— Stated exercise —
Begin at the top of the records below and return each line exactly through the line with "width=412pt, minimum height=50pt]". Skip pictures.

— Data section —
= = =
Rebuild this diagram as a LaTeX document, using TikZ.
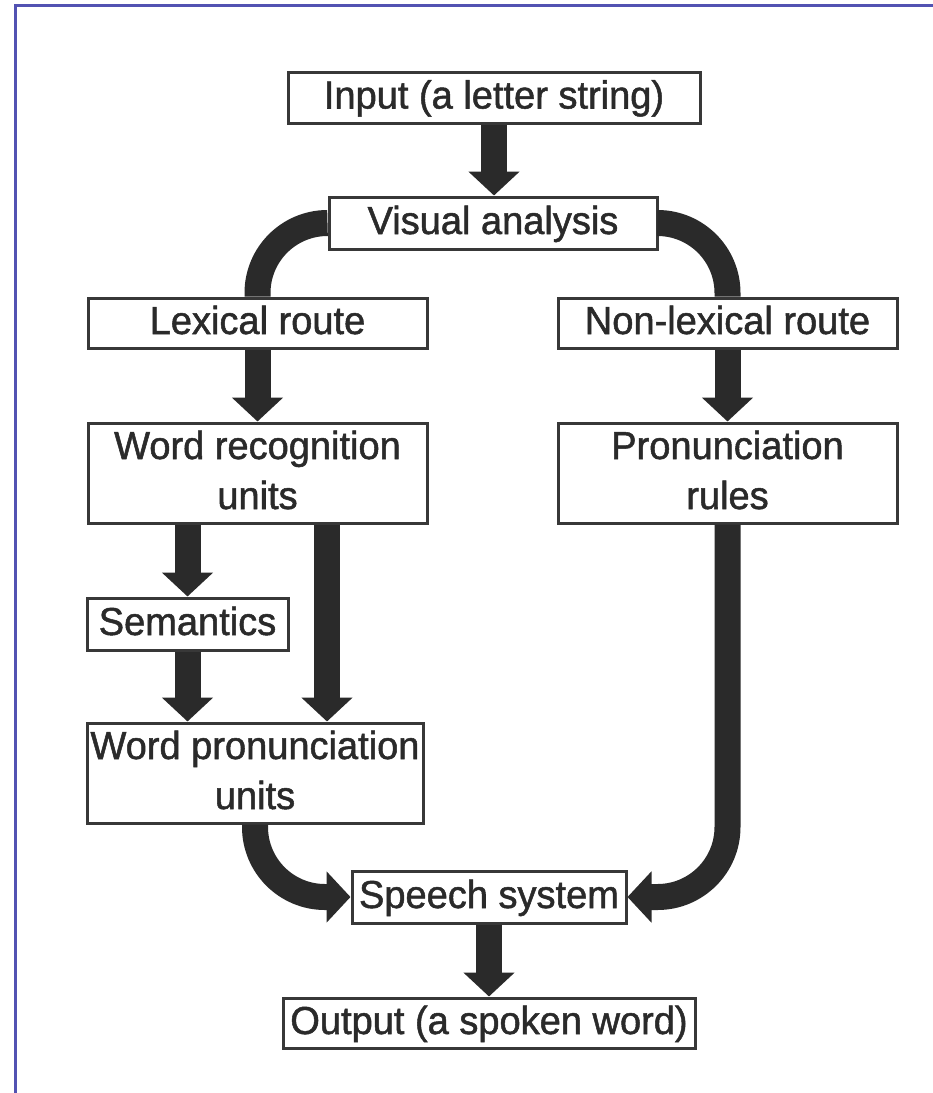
\documentclass[tikz,border=0pt]{standalone}
\usepackage{fontspec}
\setmainfont{Liberation Sans}[FakeStretch=0.975,FakeBold=1.3]
\usetikzlibrary{arrows.meta}
\definecolor{inkdark}{HTML}{2A2A2A}
\definecolor{boxline}{HTML}{383838}
\definecolor{framebl}{HTML}{5252B2}
\begin{document}
\begin{tikzpicture}[x=1pt,y=-1pt,
  box/.style={draw=boxline, line width=3pt, fill=white, inner sep=0pt,
    text=inkdark, font=\fontsize{39}{50}\selectfont, align=center,
    text height=28pt, text depth=6pt},
  twoline/.style={box, text height=78pt},
  flow/.style={draw=inkdark, line width=26pt, line cap=butt,
    -{Triangle[width=50pt,length=24pt]}},
  band/.style={draw=inkdark, line width=26pt, line cap=butt, rounded corners=70pt},
  bendarrow/.style={flow, rounded corners=70pt}]
% page frame and margins
\useasboundingbox (0,0) rectangle (933,1093);
\fill[white] (0,0) rectangle (933,1093);
\draw[framebl, line width=3pt] (15,1093) -- (15,5.5) -- (933,5.5);

% boxes
\node[box, minimum width=412pt, minimum height=51pt] (in)  at (494,97.5) {Input (a letter string)};
\node[box, minimum width=328pt, minimum height=52pt] (va)  at (493,223) {Visual analysis};
\node[box, minimum width=339pt, minimum height=50pt] (lex) at (257.5,323) {Lexical route};
\node[box, minimum width=339pt, minimum height=50pt] (nlx) at (727.5,323) {Non-lexical route};
\node[twoline, minimum width=339pt, minimum height=100pt] (wr) at (257.5,473) {Word recognition\\units};
\node[twoline, minimum width=339pt, minimum height=100pt] (pr) at (727.5,473) {Pronunciation\\rules};
\node[box, minimum width=201pt, minimum height=52pt] (sem) at (187.5,624) {Semantics};
\node[twoline, minimum width=336pt, minimum height=100pt] (wp) at (255,773) {Word pronunciation\\units};
\node[box, minimum width=274pt, minimum height=52pt] (sp)  at (489,897) {Speech system};
\node[box, minimum width=412pt, minimum height=50pt] (out) at (489,1023) {Output (a spoken word)};

% connectors
\draw[flow] (in.south) -- (in.south |- va.north);
\draw[band] (va.west) -| (lex.north);
\draw[band] (va.east) -| (nlx.north);
\draw[flow] (lex.south) -- (wr.north);
\draw[flow] (nlx.south) -- (pr.north);
\draw[flow] (sem.north |- wr.south) -- (sem.north);
\draw[flow] (sem.south) -- (sem.south |- wp.north);
\draw[flow] ([xshift=69.5pt]wr.south) -- ([xshift=69.5pt]wr.south |- wp.north);
\draw[bendarrow] (wp.south) |- (sp.west);
\draw[bendarrow] (pr.south) |- (sp.east);
\draw[flow] (sp.south) -- (sp.south |- out.north);
\end{tikzpicture}
\end{document}
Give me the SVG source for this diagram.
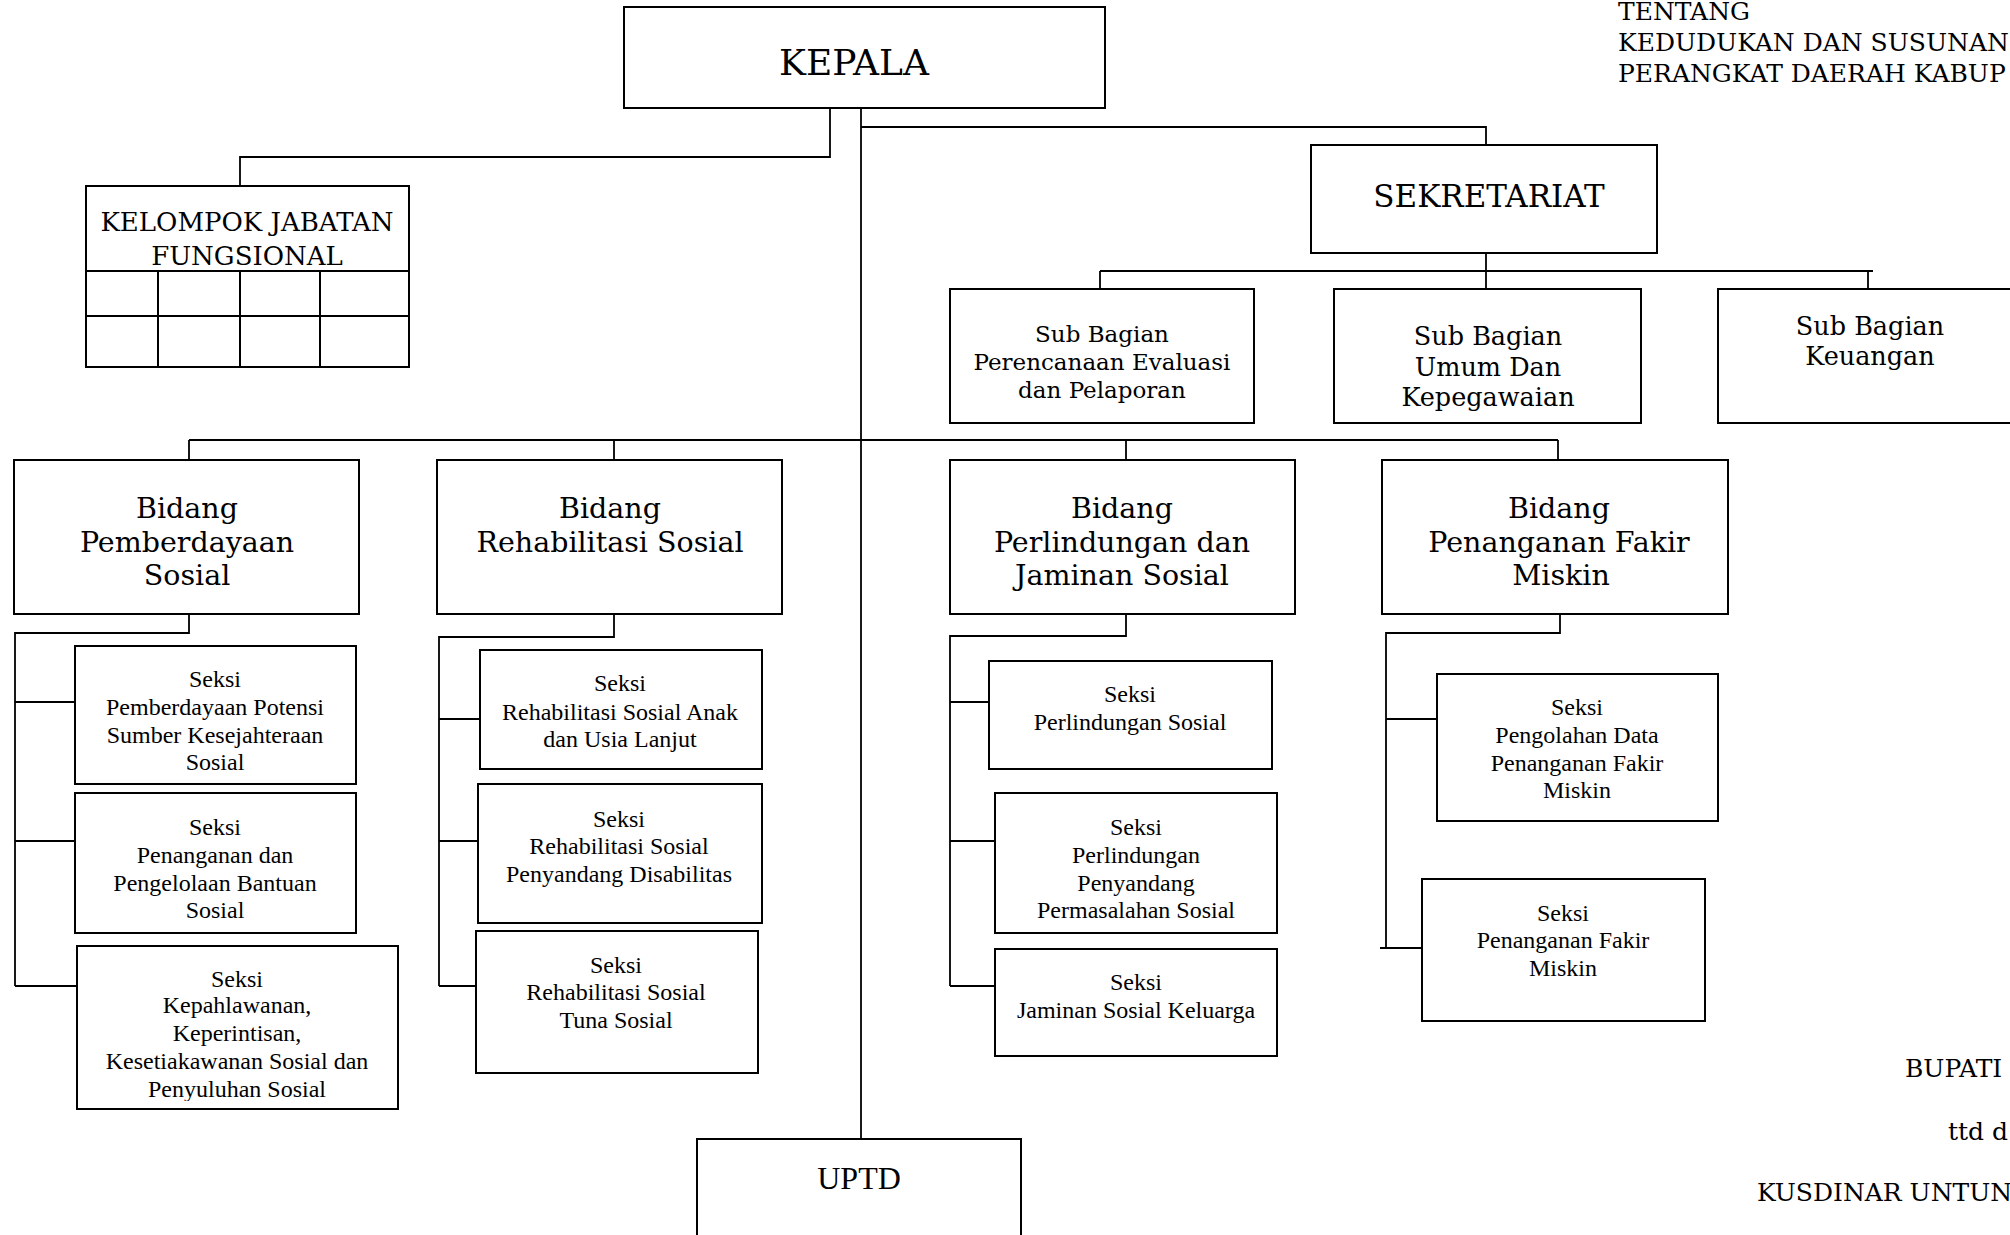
= = =
— Exercise output —
Rebuild this diagram as a LaTeX document, using TikZ.
\documentclass[tikz,border=0pt]{standalone}
\usepackage{fontspec}
\setmainfont{Liberation Sans}[FakeStretch=0.975,FakeBold=1.3]
\usetikzlibrary{arrows.meta}
\definecolor{inkdark}{HTML}{2A2A2A}
\definecolor{boxline}{HTML}{383838}
\definecolor{framebl}{HTML}{5252B2}
\begin{document}
\begin{tikzpicture}[x=1pt,y=-1pt,
  box/.style={draw=boxline, line width=3pt, fill=white, inner sep=0pt,
    text=inkdark, font=\fontsize{39}{50}\selectfont, align=center,
    text height=28pt, text depth=6pt},
  twoline/.style={box, text height=78pt},
  flow/.style={draw=inkdark, line width=26pt, line cap=butt,
    -{Triangle[width=50pt,length=24pt]}},
  band/.style={draw=inkdark, line width=26pt, line cap=butt, rounded corners=70pt},
  bendarrow/.style={flow, rounded corners=70pt}]
% page frame and margins
\useasboundingbox (0,0) rectangle (933,1093);
\fill[white] (0,0) rectangle (933,1093);
\draw[framebl, line width=3pt] (15,1093) -- (15,5.5) -- (933,5.5);

% boxes
\node[box, minimum width=412pt, minimum height=51pt] (in)  at (494,97.5) {Input (a letter string)};
\node[box, minimum width=328pt, minimum height=52pt] (va)  at (493,223) {Visual analysis};
\node[box, minimum width=339pt, minimum height=50pt] (lex) at (257.5,323) {Lexical route};
\node[box, minimum width=339pt, minimum height=50pt] (nlx) at (727.5,323) {Non-lexical route};
\node[twoline, minimum width=339pt, minimum height=100pt] (wr) at (257.5,473) {Word recognition\\units};
\node[twoline, minimum width=339pt, minimum height=100pt] (pr) at (727.5,473) {Pronunciation\\rules};
\node[box, minimum width=201pt, minimum height=52pt] (sem) at (187.5,624) {Semantics};
\node[twoline, minimum width=336pt, minimum height=100pt] (wp) at (255,773) {Word pronunciation\\units};
\node[box, minimum width=274pt, minimum height=52pt] (sp)  at (489,897) {Speech system};
\node[box, minimum width=412pt, minimum height=50pt] (out) at (489,1023) {Output (a spoken word)};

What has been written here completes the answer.